Timur Braziler: Okay. And then in terms of investing into this initiative, is the expectation kind of $50 million per year through ’25? Or does that ramp higher as you get closer to completion?

Carlos Vazquez: Yes. I’m not sure we being able to nail that down at this point in time, Timur. I think the — what we expect will happen over time is that the expense will shift from the present expense, which is more weighted towards professional services and consultants and people that are trying to help us stand up and set up what we want to do and where we want to go, it will shift to execution. So again, we haven’t nailed down the number looking forward in the composition of the expense will change into execution and putting in place the systems and the technology that we are designing and selecting right now.

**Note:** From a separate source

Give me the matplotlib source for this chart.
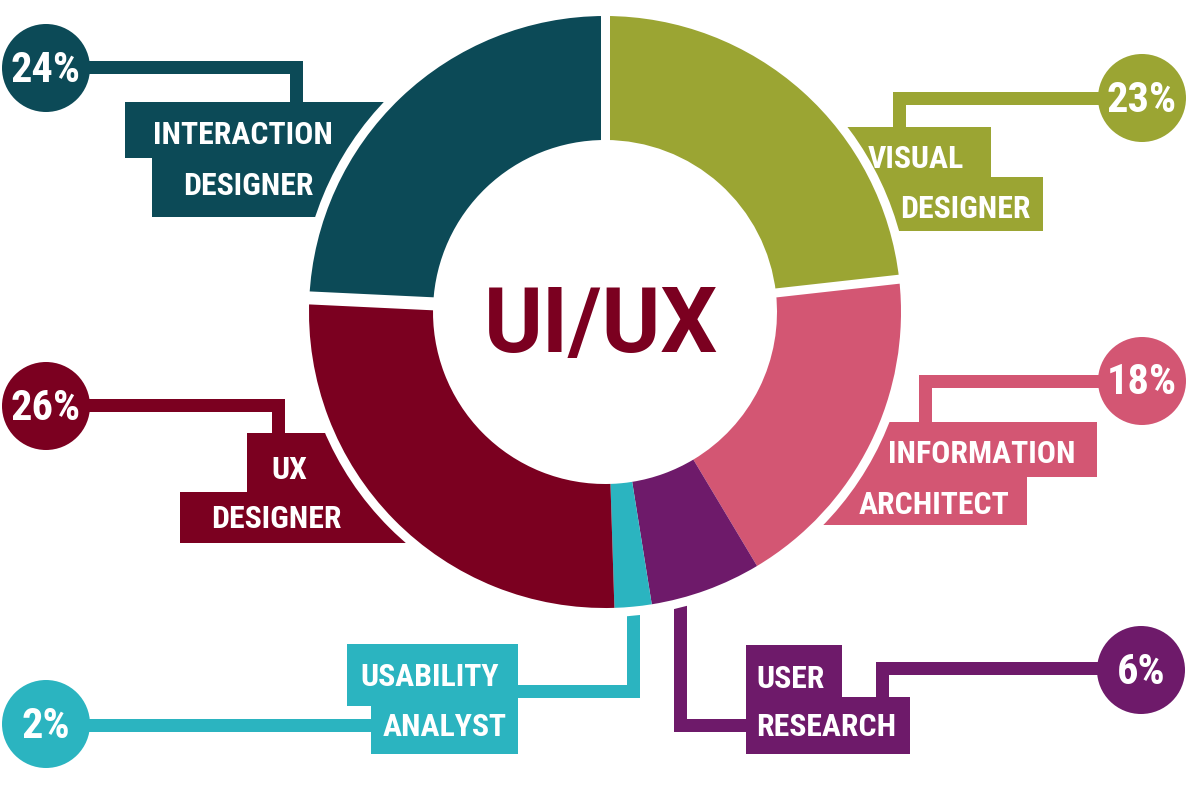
import matplotlib
matplotlib.use("Agg")
import matplotlib.pyplot as plt
from matplotlib.patches import Circle, Rectangle
from matplotlib.lines import Line2D
from matplotlib import font_manager
import numpy as np

# ---------------- data ----------------
roles_top = ["VISUAL", "INFORMATION", "USER", "USABILITY", "UX", "INTERACTION"]
roles_bottom = ["DESIGNER", "ARCHITECT", "RESEARCH", "ANALYST", "DESIGNER", "DESIGNER"]
shares = [23, 18, 6, 2, 26, 24]
colors = ["#9BA533", "#D35673", "#6E1A6A", "#2BB4C0", "#7B0020", "#0C4A57"]
center_title = "UI/UX"

# ---------------- fonts ----------------
ttf = font_manager.fontManager.ttflist
names = {f.name for f in ttf}
label_family = None
for fam in ["Liberation Sans Narrow", "Roboto Condensed", "Open Sans Condensed",
            "Noto Sans Condensed", "DejaVu Sans Condensed"]:
    if fam in names:
        label_family = fam
        break
if label_family is None:
    extra = sorted(n for n in names if ("Condensed" in n or "Narrow" in n)
                   and "Mono" not in n and "Serif" not in n and "CJK" not in n)
    if extra:
        label_family = extra[0]
if label_family is None:
    label_family = "Roboto" if "Roboto" in names else "DejaVu Sans"
LABEL_FONT = dict(family=label_family, weight="bold")
TITLE_FAMILY = "Roboto" if "Roboto" in names else "DejaVu Sans"

# ---------------- figure ----------------
W, H = 1187, 796
fig = plt.figure(figsize=(W / 100, H / 100), dpi=100)
ax = fig.add_axes([0, 0, 1, 1])
ax.set_xlim(0, W)
ax.set_ylim(H, 0)
PX = 72 / 100  # points per pixel
renderer = fig.canvas.get_renderer()


def fit_size(text, target_px, cap_pt, **kw):
    t = ax.text(0, 0, text, fontsize=20, **kw)
    w = t.get_window_extent(renderer).width
    t.remove()
    return min(20 * target_px / w, cap_pt)


LABEL_SIZE = fit_size("INTERACTION", 180, 25, **LABEL_FONT)
PCT_SIZE = fit_size("24%", 70, 34, **LABEL_FONT)
TITLE_SIZE = fit_size(center_title, 234, 70, family=TITLE_FAMILY,
                      weight="bold")

CX, CY, R, RIN = 605, 312, 296, 172

# layout of the call-outs (pixel coordinates, y downwards)
layout = [
    dict(circle=(1142, 98), path=[(1142, 98), (899, 98), (899, 132)],
         rects=[(800, 127, 991, 177), (800, 177, 1043, 231)],
         t1=(916, 157), t2=(965, 207)),
    dict(circle=(1142, 381), path=[(1142, 381), (925, 381), (925, 426)],
         rects=[(820, 422, 1097, 477), (800, 477, 1027, 525)],
         t1=(982, 452), t2=(934, 503)),
    dict(circle=(1141, 670), path=[(1141, 668), (882, 668), (882, 700)],
         rects=[(746, 645, 842, 697), (746, 697, 910, 754)],
         t1=(791, 677), t2=(826, 725),
         path2=[(680, 600), (680, 725), (750, 725)]),
    dict(circle=(46, 724), path=[(46, 725), (375, 725)],
         rects=[(347, 644, 518, 706), (371, 706, 518, 754)],
         t1=(430, 675), t2=(445, 725),
         path2=[(633, 600), (633, 691), (514, 691)]),
    dict(circle=(46, 406), path=[(46, 405), (278, 405), (278, 437)],
         rects=[(247, 433, 420, 492), (180, 492, 420, 543)],
         t1=(289, 468), t2=(276, 517)),
    dict(circle=(46, 68), path=[(46, 67), (296, 67), (296, 106)],
         rects=[(125, 102, 420, 158), (152, 158, 420, 217)],
         t1=(243, 133), t2=(248, 184)),
]

for i, lay in enumerate(layout):
    col = colors[i]
    for key in ("path", "path2"):
        if key in lay:
            xs, ys = zip(*lay[key])
            ax.add_line(Line2D(xs, ys, color=col, lw=13 * PX,
                               solid_capstyle="butt", solid_joinstyle="miter",
                               zorder=1))
    for (x0, y0, x1, y1) in lay["rects"]:
        ax.add_patch(Rectangle((x0, y0), x1 - x0, y1 - y0, facecolor=col,
                               edgecolor="none", zorder=1.5))
    ax.add_patch(Circle(lay["circle"], 44, facecolor=col, edgecolor="none",
                        zorder=2))
    ax.text(lay["circle"][0], lay["circle"][1] + 2, f"{shares[i]}%",
            color="white", fontsize=PCT_SIZE, ha="center", va="center",
            zorder=6, **LABEL_FONT)
    ax.text(lay["t1"][0], lay["t1"][1] + 2, roles_top[i], color="white",
            fontsize=LABEL_SIZE, ha="center", va="center", zorder=6,
            **LABEL_FONT)
    ax.text(lay["t2"][0], lay["t2"][1] + 2, roles_bottom[i], color="white",
            fontsize=LABEL_SIZE, ha="center", va="center", zorder=6,
            **LABEL_FONT)

# white ring separating the donut from the call-outs
ax.add_patch(Circle((CX, CY), R + 9, facecolor="white", edgecolor="none",
                    zorder=3))

# donut (y axis is inverted, so counterclock in data = clockwise on screen)
ax.pie(shares, colors=colors, startangle=-90, counterclock=True, radius=R,
       center=(CX, CY),
       wedgeprops=dict(width=R - RIN, linewidth=0, zorder=4))

# white gaps at selected slice boundaries
cum = np.cumsum([0] + shares) / sum(shares) * 360
gaps = {0: 9, 1: 9, 5: 13}
for k, wpx in gaps.items():
    phi = np.deg2rad(cum[k])
    r0, r1 = RIN - 20, R + 12
    ax.plot([CX + r0 * np.sin(phi), CX + r1 * np.sin(phi)],
            [CY - r0 * np.cos(phi), CY - r1 * np.cos(phi)],
            color="white", lw=wpx * PX, solid_capstyle="butt", zorder=5)

ax.text(CX - 4, CY + 15, center_title, color="#7B0020", fontsize=TITLE_SIZE,
        fontweight="bold", family=TITLE_FAMILY, ha="center", va="center",
        zorder=6)

ax.set_xlim(0, W)
ax.set_ylim(H, 0)
ax.set_aspect("equal")
ax.axis("off")
fig.savefig("out.png", dpi=100, facecolor="white")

Timur Braziler: Okay, great. And then maybe moving to NII and NIM. It looks like the inflection point happened here in the fourth quarter, just maybe an outlook for the magnitude of the remaining inflection as those public funds continue to lag already happened in interest rate hikes. And then more importantly, kind of once that lag is complete, what’s the outlook for NII and NIM growth from there?

Carlos Vazquez: Yes. The components that led to our margin coming down this quarter, those pressures still exist for the first quarter. Moving forward, you described them properly that the most important one being the increase in cost of public deposits. We — as we said last quarter, we expect NIM to retake an upward trend in 2023. Exactly in ’23, it happens — will depend on the interaction of the drivers. And you know what the drivers are, the rate of loan growth, the rate of change in interest rates and deposit balances are the biggest three drivers. And the interaction between those three will — this take exactly what happens in the year, but we do expect NIM to retake an upward trend in the year ’23.

Timur Braziler: Okay. Then maybe one last one for me, if I can. Just circling back on fee income, the guide for around 150 a quarter, I’m just wondering when does that inflect? And when do we start seeing some of the positive attributes from the combination with Evertec and getting those assets back in-house?